Short exercise:
Skip the pictures and extract all of the lines exactly as written.

Collection entries:
§ §
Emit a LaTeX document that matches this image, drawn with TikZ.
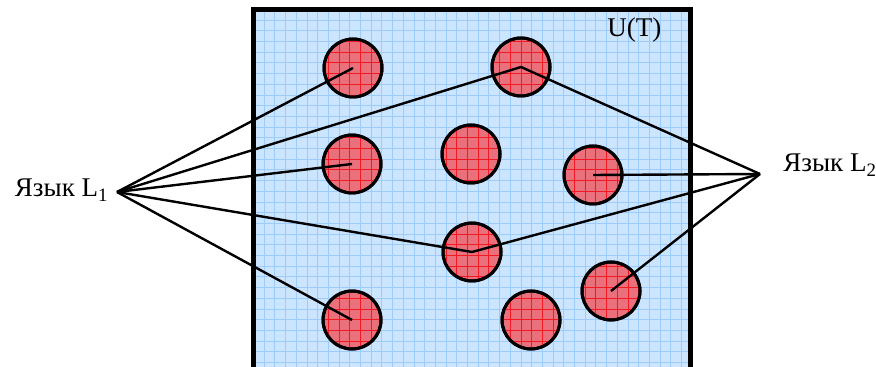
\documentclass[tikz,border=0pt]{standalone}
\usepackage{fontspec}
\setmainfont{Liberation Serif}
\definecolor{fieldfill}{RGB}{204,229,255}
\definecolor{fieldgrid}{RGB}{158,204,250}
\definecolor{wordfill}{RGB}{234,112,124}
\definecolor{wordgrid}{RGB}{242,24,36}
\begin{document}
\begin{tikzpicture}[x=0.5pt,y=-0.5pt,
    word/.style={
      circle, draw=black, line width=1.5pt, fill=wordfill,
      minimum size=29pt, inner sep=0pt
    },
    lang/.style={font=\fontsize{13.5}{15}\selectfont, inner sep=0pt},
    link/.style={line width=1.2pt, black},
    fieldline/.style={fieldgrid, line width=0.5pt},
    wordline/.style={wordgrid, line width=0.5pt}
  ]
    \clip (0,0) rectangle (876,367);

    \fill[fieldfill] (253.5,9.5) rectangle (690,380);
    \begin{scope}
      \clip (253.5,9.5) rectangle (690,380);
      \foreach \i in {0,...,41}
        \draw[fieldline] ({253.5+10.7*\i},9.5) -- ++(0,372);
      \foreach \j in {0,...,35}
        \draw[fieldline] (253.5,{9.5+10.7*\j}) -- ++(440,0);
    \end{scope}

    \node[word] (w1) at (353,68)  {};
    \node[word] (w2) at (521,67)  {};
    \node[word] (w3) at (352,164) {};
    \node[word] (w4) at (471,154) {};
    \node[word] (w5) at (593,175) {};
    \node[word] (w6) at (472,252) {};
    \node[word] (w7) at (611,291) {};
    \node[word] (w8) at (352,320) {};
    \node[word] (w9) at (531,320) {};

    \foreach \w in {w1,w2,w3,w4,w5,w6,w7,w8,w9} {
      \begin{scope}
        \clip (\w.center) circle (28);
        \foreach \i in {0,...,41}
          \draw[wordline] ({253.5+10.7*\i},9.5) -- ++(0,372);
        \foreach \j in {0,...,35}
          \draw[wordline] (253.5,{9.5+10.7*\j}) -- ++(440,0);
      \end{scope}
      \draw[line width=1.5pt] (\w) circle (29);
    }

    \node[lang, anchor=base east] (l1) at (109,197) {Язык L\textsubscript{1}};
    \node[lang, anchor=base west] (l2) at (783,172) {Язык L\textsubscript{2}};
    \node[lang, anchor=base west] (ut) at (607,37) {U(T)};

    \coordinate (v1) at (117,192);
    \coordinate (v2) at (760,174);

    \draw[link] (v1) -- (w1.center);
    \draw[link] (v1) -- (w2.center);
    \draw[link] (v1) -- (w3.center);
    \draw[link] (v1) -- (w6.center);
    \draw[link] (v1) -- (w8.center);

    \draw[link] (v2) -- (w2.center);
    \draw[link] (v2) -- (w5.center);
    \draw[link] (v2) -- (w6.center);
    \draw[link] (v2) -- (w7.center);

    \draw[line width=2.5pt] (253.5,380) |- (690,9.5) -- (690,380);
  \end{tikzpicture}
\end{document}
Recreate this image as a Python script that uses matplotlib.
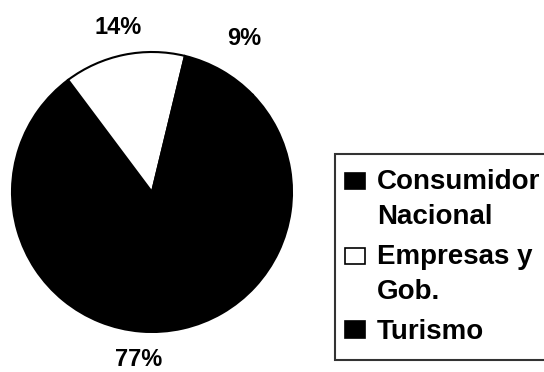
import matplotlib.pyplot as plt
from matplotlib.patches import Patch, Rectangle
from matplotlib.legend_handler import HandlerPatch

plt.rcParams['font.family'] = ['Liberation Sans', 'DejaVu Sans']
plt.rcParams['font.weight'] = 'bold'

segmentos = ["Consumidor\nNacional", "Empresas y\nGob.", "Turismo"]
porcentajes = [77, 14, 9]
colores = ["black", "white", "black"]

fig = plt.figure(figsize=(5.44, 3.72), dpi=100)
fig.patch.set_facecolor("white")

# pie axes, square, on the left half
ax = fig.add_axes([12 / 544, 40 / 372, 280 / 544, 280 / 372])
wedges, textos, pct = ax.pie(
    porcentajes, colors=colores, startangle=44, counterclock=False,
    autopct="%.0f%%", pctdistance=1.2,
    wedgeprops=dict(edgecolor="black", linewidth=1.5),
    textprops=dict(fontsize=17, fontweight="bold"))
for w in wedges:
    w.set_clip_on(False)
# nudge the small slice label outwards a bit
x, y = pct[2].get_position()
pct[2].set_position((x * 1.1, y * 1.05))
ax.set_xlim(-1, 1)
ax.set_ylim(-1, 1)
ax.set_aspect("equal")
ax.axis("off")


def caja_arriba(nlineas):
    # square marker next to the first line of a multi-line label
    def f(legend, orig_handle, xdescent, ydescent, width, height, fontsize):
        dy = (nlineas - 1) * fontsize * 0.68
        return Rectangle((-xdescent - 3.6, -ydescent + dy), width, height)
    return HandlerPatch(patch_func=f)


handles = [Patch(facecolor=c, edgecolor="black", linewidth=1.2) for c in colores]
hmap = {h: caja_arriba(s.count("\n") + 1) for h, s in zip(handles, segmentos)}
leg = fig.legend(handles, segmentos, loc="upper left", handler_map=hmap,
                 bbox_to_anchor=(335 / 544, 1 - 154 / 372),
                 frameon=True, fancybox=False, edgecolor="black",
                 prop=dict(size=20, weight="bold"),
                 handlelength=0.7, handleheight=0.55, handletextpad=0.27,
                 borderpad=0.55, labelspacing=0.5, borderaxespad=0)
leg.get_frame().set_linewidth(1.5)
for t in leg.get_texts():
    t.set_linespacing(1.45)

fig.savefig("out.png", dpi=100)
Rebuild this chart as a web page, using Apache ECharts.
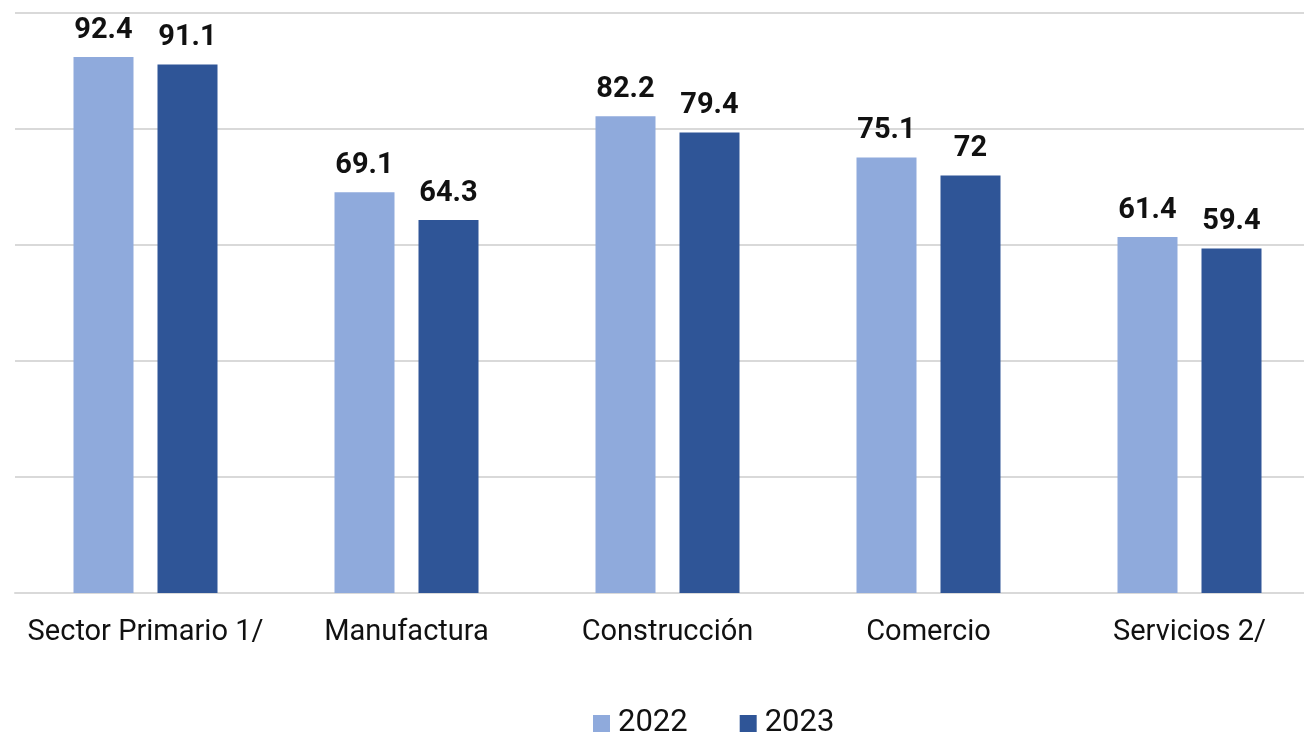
§ §
Output below:
Emit a LaTeX document that matches this image, drawn with TikZ.
\documentclass[tikz,border=0pt]{standalone}
\usepackage{fontspec}
\setmainfont{Liberation Serif}
\definecolor{fieldfill}{RGB}{204,229,255}
\definecolor{fieldgrid}{RGB}{158,204,250}
\definecolor{wordfill}{RGB}{234,112,124}
\definecolor{wordgrid}{RGB}{242,24,36}
\begin{document}
\begin{tikzpicture}[x=0.5pt,y=-0.5pt,
    word/.style={
      circle, draw=black, line width=1.5pt, fill=wordfill,
      minimum size=29pt, inner sep=0pt
    },
    lang/.style={font=\fontsize{13.5}{15}\selectfont, inner sep=0pt},
    link/.style={line width=1.2pt, black},
    fieldline/.style={fieldgrid, line width=0.5pt},
    wordline/.style={wordgrid, line width=0.5pt}
  ]
    \clip (0,0) rectangle (876,367);

    \fill[fieldfill] (253.5,9.5) rectangle (690,380);
    \begin{scope}
      \clip (253.5,9.5) rectangle (690,380);
      \foreach \i in {0,...,41}
        \draw[fieldline] ({253.5+10.7*\i},9.5) -- ++(0,372);
      \foreach \j in {0,...,35}
        \draw[fieldline] (253.5,{9.5+10.7*\j}) -- ++(440,0);
    \end{scope}

    \node[word] (w1) at (353,68)  {};
    \node[word] (w2) at (521,67)  {};
    \node[word] (w3) at (352,164) {};
    \node[word] (w4) at (471,154) {};
    \node[word] (w5) at (593,175) {};
    \node[word] (w6) at (472,252) {};
    \node[word] (w7) at (611,291) {};
    \node[word] (w8) at (352,320) {};
    \node[word] (w9) at (531,320) {};

    \foreach \w in {w1,w2,w3,w4,w5,w6,w7,w8,w9} {
      \begin{scope}
        \clip (\w.center) circle (28);
        \foreach \i in {0,...,41}
          \draw[wordline] ({253.5+10.7*\i},9.5) -- ++(0,372);
        \foreach \j in {0,...,35}
          \draw[wordline] (253.5,{9.5+10.7*\j}) -- ++(440,0);
      \end{scope}
      \draw[line width=1.5pt] (\w) circle (29);
    }

    \node[lang, anchor=base east] (l1) at (109,197) {Язык L\textsubscript{1}};
    \node[lang, anchor=base west] (l2) at (783,172) {Язык L\textsubscript{2}};
    \node[lang, anchor=base west] (ut) at (607,37) {U(T)};

    \coordinate (v1) at (117,192);
    \coordinate (v2) at (760,174);

    \draw[link] (v1) -- (w1.center);
    \draw[link] (v1) -- (w2.center);
    \draw[link] (v1) -- (w3.center);
    \draw[link] (v1) -- (w6.center);
    \draw[link] (v1) -- (w8.center);

    \draw[link] (v2) -- (w2.center);
    \draw[link] (v2) -- (w5.center);
    \draw[link] (v2) -- (w6.center);
    \draw[link] (v2) -- (w7.center);

    \draw[line width=2.5pt] (253.5,380) |- (690,9.5) -- (690,380);
  \end{tikzpicture}
\end{document}
Recreate this image as a Python script that uses matplotlib.
import matplotlib.pyplot as plt
from matplotlib.patches import Patch, Rectangle
from matplotlib.legend_handler import HandlerPatch

plt.rcParams['font.family'] = ['Liberation Sans', 'DejaVu Sans']
plt.rcParams['font.weight'] = 'bold'

segmentos = ["Consumidor\nNacional", "Empresas y\nGob.", "Turismo"]
porcentajes = [77, 14, 9]
colores = ["black", "white", "black"]

fig = plt.figure(figsize=(5.44, 3.72), dpi=100)
fig.patch.set_facecolor("white")

# pie axes, square, on the left half
ax = fig.add_axes([12 / 544, 40 / 372, 280 / 544, 280 / 372])
wedges, textos, pct = ax.pie(
    porcentajes, colors=colores, startangle=44, counterclock=False,
    autopct="%.0f%%", pctdistance=1.2,
    wedgeprops=dict(edgecolor="black", linewidth=1.5),
    textprops=dict(fontsize=17, fontweight="bold"))
for w in wedges:
    w.set_clip_on(False)
# nudge the small slice label outwards a bit
x, y = pct[2].get_position()
pct[2].set_position((x * 1.1, y * 1.05))
ax.set_xlim(-1, 1)
ax.set_ylim(-1, 1)
ax.set_aspect("equal")
ax.axis("off")


def caja_arriba(nlineas):
    # square marker next to the first line of a multi-line label
    def f(legend, orig_handle, xdescent, ydescent, width, height, fontsize):
        dy = (nlineas - 1) * fontsize * 0.68
        return Rectangle((-xdescent - 3.6, -ydescent + dy), width, height)
    return HandlerPatch(patch_func=f)


handles = [Patch(facecolor=c, edgecolor="black", linewidth=1.2) for c in colores]
hmap = {h: caja_arriba(s.count("\n") + 1) for h, s in zip(handles, segmentos)}
leg = fig.legend(handles, segmentos, loc="upper left", handler_map=hmap,
                 bbox_to_anchor=(335 / 544, 1 - 154 / 372),
                 frameon=True, fancybox=False, edgecolor="black",
                 prop=dict(size=20, weight="bold"),
                 handlelength=0.7, handleheight=0.55, handletextpad=0.27,
                 borderpad=0.55, labelspacing=0.5, borderaxespad=0)
leg.get_frame().set_linewidth(1.5)
for t in leg.get_texts():
    t.set_linespacing(1.45)

fig.savefig("out.png", dpi=100)
Rebuild this chart as a web page, using Apache ECharts.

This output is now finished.